Beyond major projects, the company is also squeezing value from small but cumulative operational changes. Dave Oldreive, executive vice-president of downstream, pointed to details as modest as changing the material of additive totes. While a single change might save only about $50,000 a year, the aggregate effect of thousands of employees making continual improvements can be significant.
These initiatives illustrate Suncor’s broader strategy: prioritize productivity, improve asset reliability, and tighten cost control to generate durable cash flow rather than rely on risky, large-scale capital expansions. The company’s approach is designed to create near-term free cash flow while preserving optionality for future investments.
Q3 earnings beat expectations
The operational gains helped drive third-quarter net earnings of $2.02 billion, up from $1.54 billion a year earlier.
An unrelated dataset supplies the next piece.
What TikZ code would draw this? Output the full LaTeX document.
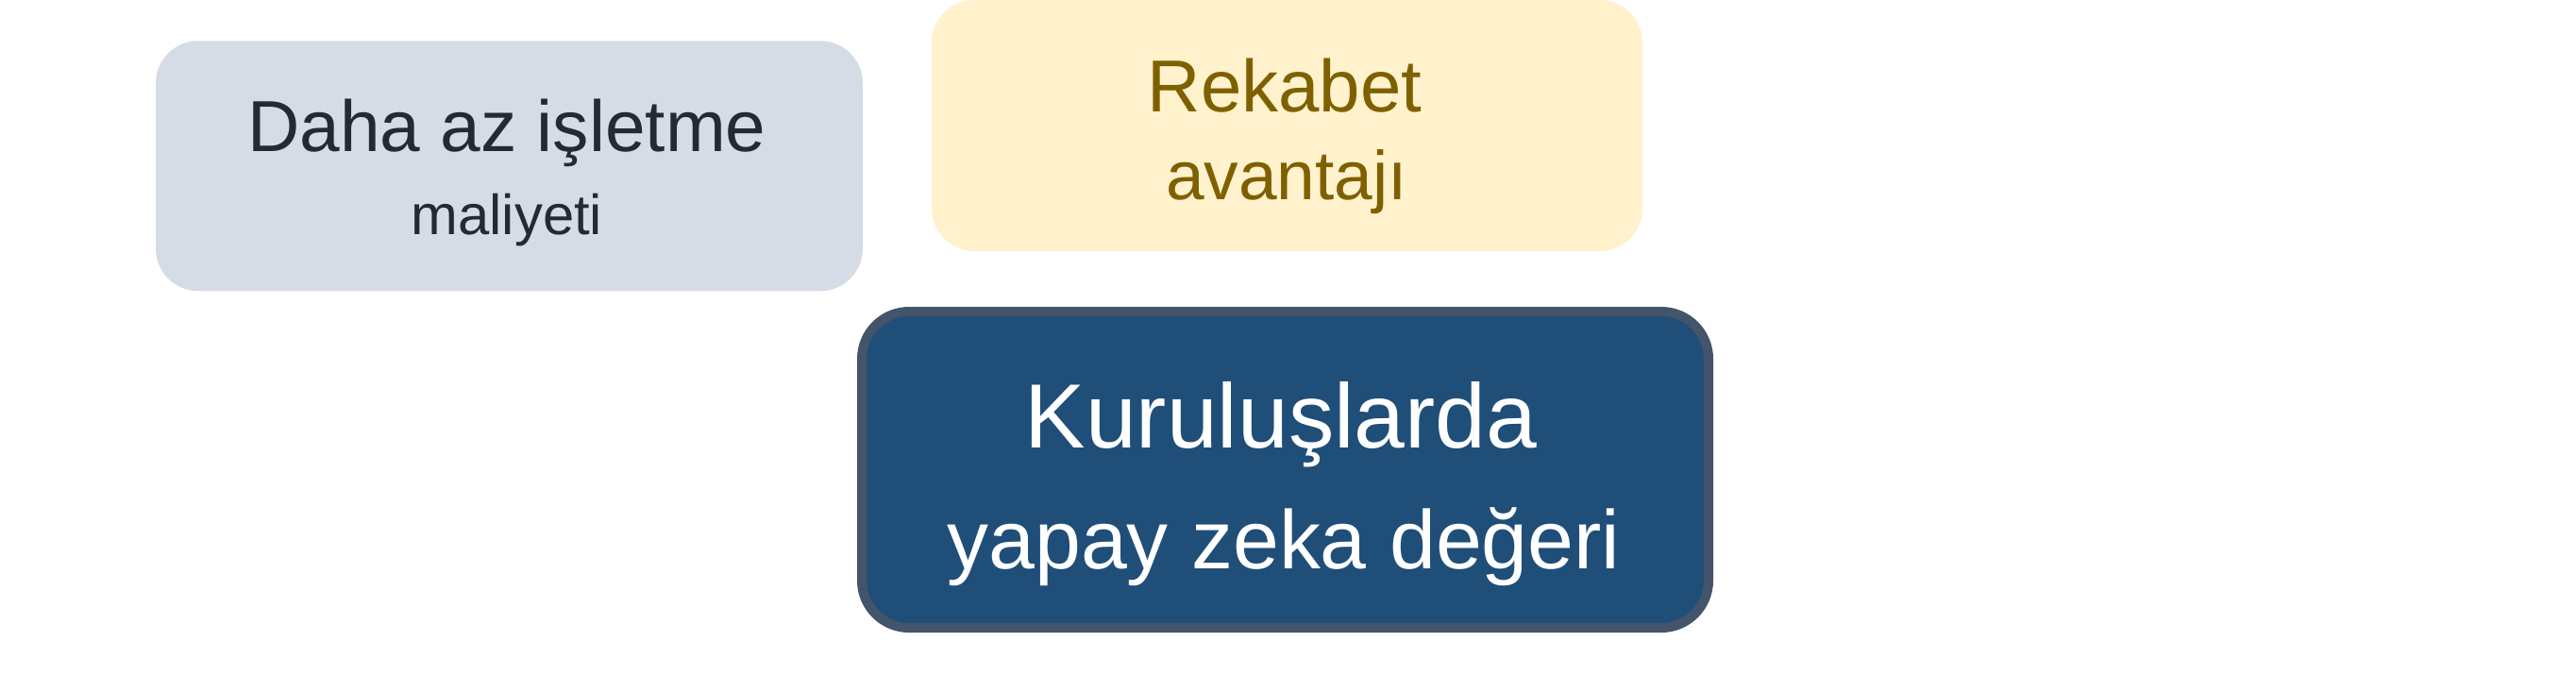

Strong performance across production and refining also enabled Suncor to cut its debt by more than $1.4 billion in the quarter, bringing net debt down to its $8 billion target sooner than many analysts had anticipated.
Reaching that net debt threshold triggered Suncor’s updated capital return policy: the company announced it will distribute 100% of excess funds to shareholders, an increase from the 50% payout stance earlier in the year. In the quarter, Suncor returned $1.5 billion to shareholders through a combination of share buybacks and dividends, and it raised its dividend by 5% to 57 cents per share.
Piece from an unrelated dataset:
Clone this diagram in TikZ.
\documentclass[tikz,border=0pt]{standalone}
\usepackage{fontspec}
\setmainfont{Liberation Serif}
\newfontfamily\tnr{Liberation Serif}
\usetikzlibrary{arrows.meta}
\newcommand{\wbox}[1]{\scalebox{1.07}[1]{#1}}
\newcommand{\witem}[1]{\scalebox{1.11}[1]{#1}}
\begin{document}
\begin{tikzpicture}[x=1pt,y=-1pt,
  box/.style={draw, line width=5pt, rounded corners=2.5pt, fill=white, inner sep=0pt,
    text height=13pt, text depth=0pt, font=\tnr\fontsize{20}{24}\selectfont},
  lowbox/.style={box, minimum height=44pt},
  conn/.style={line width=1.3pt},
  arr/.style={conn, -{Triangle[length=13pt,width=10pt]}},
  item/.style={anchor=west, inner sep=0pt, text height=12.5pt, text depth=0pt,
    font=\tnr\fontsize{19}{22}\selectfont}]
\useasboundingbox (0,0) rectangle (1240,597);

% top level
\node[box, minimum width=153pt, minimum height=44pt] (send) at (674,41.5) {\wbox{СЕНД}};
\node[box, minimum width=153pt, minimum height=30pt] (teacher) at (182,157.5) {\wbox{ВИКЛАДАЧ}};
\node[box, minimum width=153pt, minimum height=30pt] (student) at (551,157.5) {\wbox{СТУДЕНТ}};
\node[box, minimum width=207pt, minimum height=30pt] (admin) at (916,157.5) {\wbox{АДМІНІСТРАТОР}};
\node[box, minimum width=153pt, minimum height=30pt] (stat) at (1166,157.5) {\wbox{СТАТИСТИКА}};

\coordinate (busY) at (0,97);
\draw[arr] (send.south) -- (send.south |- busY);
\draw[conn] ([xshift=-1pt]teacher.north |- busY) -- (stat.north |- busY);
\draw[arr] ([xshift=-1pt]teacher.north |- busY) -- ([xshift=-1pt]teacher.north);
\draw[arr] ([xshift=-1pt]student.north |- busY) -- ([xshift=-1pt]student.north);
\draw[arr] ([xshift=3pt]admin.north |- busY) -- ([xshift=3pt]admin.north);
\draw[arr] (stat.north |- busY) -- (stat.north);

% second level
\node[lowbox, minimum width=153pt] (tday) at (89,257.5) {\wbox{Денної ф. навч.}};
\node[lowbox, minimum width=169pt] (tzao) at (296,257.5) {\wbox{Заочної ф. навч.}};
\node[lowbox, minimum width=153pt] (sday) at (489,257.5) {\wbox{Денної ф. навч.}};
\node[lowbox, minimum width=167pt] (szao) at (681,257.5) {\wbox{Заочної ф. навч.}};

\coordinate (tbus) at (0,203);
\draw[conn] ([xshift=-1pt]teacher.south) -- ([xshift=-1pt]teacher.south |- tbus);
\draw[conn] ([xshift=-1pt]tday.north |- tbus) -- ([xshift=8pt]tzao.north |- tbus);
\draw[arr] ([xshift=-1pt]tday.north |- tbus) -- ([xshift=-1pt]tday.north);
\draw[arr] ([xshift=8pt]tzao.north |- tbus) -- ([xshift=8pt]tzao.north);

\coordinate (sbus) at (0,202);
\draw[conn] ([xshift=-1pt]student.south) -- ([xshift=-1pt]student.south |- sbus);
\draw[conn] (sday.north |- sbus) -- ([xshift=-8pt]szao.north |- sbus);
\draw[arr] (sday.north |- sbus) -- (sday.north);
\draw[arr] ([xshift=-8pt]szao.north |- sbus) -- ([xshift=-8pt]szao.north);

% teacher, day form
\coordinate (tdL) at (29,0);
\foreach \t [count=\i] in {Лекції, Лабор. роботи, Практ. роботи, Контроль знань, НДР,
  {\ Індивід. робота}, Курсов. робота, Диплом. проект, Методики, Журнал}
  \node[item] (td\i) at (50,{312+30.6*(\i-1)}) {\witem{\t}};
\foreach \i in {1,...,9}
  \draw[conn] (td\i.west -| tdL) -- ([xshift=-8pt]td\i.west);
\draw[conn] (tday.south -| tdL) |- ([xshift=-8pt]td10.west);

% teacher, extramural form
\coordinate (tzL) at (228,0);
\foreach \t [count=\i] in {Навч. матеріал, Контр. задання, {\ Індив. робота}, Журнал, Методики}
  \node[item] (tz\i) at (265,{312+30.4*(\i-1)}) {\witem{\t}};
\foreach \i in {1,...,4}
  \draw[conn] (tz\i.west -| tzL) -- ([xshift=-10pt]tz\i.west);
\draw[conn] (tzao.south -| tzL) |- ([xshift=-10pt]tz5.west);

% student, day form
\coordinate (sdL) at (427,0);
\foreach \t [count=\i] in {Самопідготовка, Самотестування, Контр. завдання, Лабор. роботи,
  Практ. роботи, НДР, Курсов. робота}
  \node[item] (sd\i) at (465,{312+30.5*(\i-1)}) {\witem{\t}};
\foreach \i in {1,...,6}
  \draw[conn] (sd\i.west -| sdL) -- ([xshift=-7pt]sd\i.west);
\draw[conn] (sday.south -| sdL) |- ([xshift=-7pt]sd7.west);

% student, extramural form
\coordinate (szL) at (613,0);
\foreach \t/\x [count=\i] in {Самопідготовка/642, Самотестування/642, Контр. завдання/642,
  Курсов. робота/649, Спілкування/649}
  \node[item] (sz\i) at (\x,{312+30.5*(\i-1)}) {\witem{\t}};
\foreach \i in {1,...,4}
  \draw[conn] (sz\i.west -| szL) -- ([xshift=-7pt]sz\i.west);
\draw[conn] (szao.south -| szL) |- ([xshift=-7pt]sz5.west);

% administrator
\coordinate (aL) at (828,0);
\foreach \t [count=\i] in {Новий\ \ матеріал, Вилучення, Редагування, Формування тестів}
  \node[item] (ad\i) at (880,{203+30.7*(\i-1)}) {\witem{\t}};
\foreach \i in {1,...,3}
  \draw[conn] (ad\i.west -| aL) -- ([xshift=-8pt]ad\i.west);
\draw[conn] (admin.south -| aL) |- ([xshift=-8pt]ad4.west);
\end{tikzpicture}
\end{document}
Management also noted that the company is tracking above the high end of its guidance on several metrics so far in the fourth quarter. That momentum reinforces the financial flexibility Suncor has gained through its cost and reliability efforts.
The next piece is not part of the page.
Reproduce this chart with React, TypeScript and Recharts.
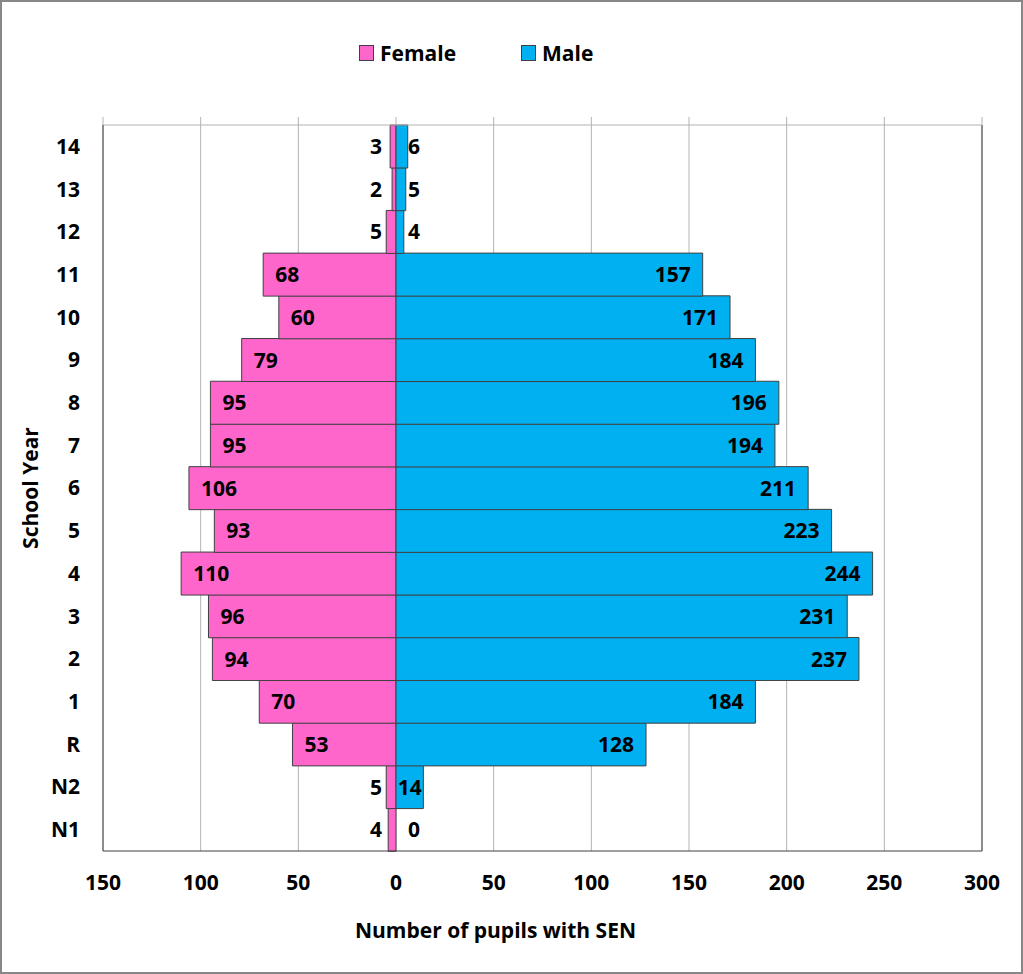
import {
  Bar,
  BarChart,
  CartesianGrid,
  LabelList,
  ReferenceLine,
  XAxis,
  YAxis,
} from 'recharts'

const years = ['N1', 'N2', 'R', '1', '2', '3', '4', '5', '6', '7', '8', '9', '10', '11', '12', '13', '14']
const female = [4, 5, 53, 70, 94, 96, 110, 93, 106, 95, 95, 79, 60, 68, 5, 2, 3]
const male = [0, 14, 128, 184, 237, 231, 244, 223, 211, 194, 196, 184, 171, 157, 4, 5, 6]
const xTicks = [-150, -100, -50, 0, 50, 100, 150, 200, 250, 300]

const FONT = '"Open Sans", "Noto Sans", sans-serif'
const FS = 21
const FEMALE_FILL = '#FF66CC'
const MALE_FILL = '#00B0F0'
const OUTLINE = '#404040'
const GRID = '#B3B3B3'

const rows = years.map((year, i) => ({
  year,
  female: -female[i],
  male: male[i],
}))

const absFormatter = (v: number) => `${Math.abs(v)}`
const emptyTick = () => <g />

const labelText = (tx: number, cy: number, anchor: string, text: string, key?: string) => (
  <text
    key={key}
    x={tx}
    y={cy}
    dy="0.36em"
    textAnchor={anchor as any}
    fontFamily={FONT}
    fontWeight={700}
    fontSize={FS}
    fill="#000">
    {text}
  </text>
)

// label placement like Excel: inside the bar end, or just outside near zero if it does not fit
const makeLabel = (side: 'female' | 'male') => (props: any) => {
  const { x, y, width, height, value, index } = props
  const v = Math.abs(Number(value))
  const text = `${v}`
  const tw = text.length * 12
  const left = Math.min(x, x + width)
  const right = Math.max(x, x + width)
  const w = right - left
  const cy = y + height / 2
  let tx = 0
  let anchor = 'middle'
  if (w >= tw + 22) {
    if (side === 'female') {
      tx = left + 12
      anchor = 'start'
    } else {
      tx = right - 12
      anchor = 'end'
    }
  } else if (w >= tw + 3) {
    tx = (left + right) / 2
  } else if (side === 'female') {
    tx = right - 14
    anchor = 'end'
  } else {
    tx = left + 12
    anchor = 'start'
  }
  // a zero-width male bar draws no label of its own, so the female row adds it
  const extra =
    side === 'female' && male[index] === 0
      ? labelText(right + 12, cy, 'start', '0', 'zero')
      : null
  return (
    <g>
      {labelText(tx, cy, anchor, text, 'main')}
      {extra}
    </g>
  )
}

const legendItems = [
  { name: 'Female', color: FEMALE_FILL, left: 359 },
  { name: 'Male', color: MALE_FILL, left: 521 },
]

export default function App() {
  return (
    <div
      style={{
        position: 'absolute',
        left: 0,
        top: 0,
        width: 1023,
        height: 974,
        background: '#fff',
        fontFamily: FONT,
      }}>
      <BarChart
        width={1023}
        height={974}
        data={rows}
        layout="vertical"
        stackOffset="sign"
        barCategoryGap={0}
        margin={{ top: 115, right: 41, left: 0, bottom: 33 }}>
        <CartesianGrid horizontal={false} stroke={GRID} />
        <XAxis
          xAxisId="top"
          orientation="top"
          type="number"
          domain={[-150, 300]}
          ticks={xTicks}
          height={10}
          tickSize={8}
          tick={emptyTick}
          stroke={GRID}
          allowDataOverflow
        />
        <XAxis
          type="number"
          domain={[-150, 300]}
          ticks={xTicks}
          tickFormatter={absFormatter}
          height={90}
          tickLine={false}
          tickSize={0}
          tickMargin={24}
          axisLine={{ stroke: OUTLINE }}
          tick={{ fill: '#000', fontSize: FS, fontWeight: 700, fontFamily: FONT }}
          label={{
            value: 'Number of pupils with SEN',
            position: 'insideBottom',
            offset: 3,
            dx: -47,
            fill: '#000',
            fontSize: FS,
            fontWeight: 700,
            fontFamily: FONT,
          }}
          allowDataOverflow
        />
        <YAxis
          type="category"
          dataKey="year"
          reversed
          width={103}
          tickLine={false}
          tickSize={0}
          tickMargin={23}
          axisLine={{ stroke: OUTLINE }}
          interval={0}
          tick={{ fill: '#000', fontSize: FS, fontWeight: 700, fontFamily: FONT }}
          label={{
            value: 'School Year',
            angle: -90,
            position: 'center',
            dx: -21,
            fill: '#000',
            fontSize: FS,
            fontWeight: 700,
            fontFamily: FONT,
          }}
        />
        <ReferenceLine x={300} stroke={OUTLINE} />
        <Bar
          dataKey="female"
          name="Female"
          stackId="pop"
          fill={FEMALE_FILL}
          stroke={OUTLINE}
          strokeWidth={1}
          isAnimationActive={false}>
          <LabelList dataKey="female" content={makeLabel('female')} />
        </Bar>
        <Bar
          dataKey="male"
          name="Male"
          stackId="pop"
          fill={MALE_FILL}
          stroke={OUTLINE}
          strokeWidth={1}
          isAnimationActive={false}>
          <LabelList dataKey="male" content={makeLabel('male')} />
        </Bar>
      </BarChart>
      {legendItems.map((item) => (
        <div
          key={item.name}
          style={{
            position: 'absolute',
            left: item.left,
            top: 39,
            display: 'flex',
            alignItems: 'center',
            fontSize: FS,
            fontWeight: 700,
            color: '#000',
            lineHeight: '28px',
          }}>
          <span
            style={{
              display: 'inline-block',
              width: 13,
              height: 14,
              background: item.color,
              border: `1px solid ${OUTLINE}`,
              marginRight: 6,
            }}
          />
          {item.name}
        </div>
      ))}
      <div
        style={{
          position: 'absolute',
          left: 0,
          top: 0,
          width: 1023,
          height: 974,
          boxSizing: 'border-box',
          border: '2px solid #878787',
          pointerEvents: 'none',
        }}
      />
    </div>
  )
}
Looking ahead, the central challenge for the company will be preserving the gains achieved in 2024. “What will be very key for us in 2025 too is holding the gains of 2024. We’ve made a lot of progress on cost, discipline, asset reliability and things. We’re trying to be sure whether we institutionalize those and don’t slip back at all,” Kruger said, emphasizing the importance of embedding improvements into regular operations.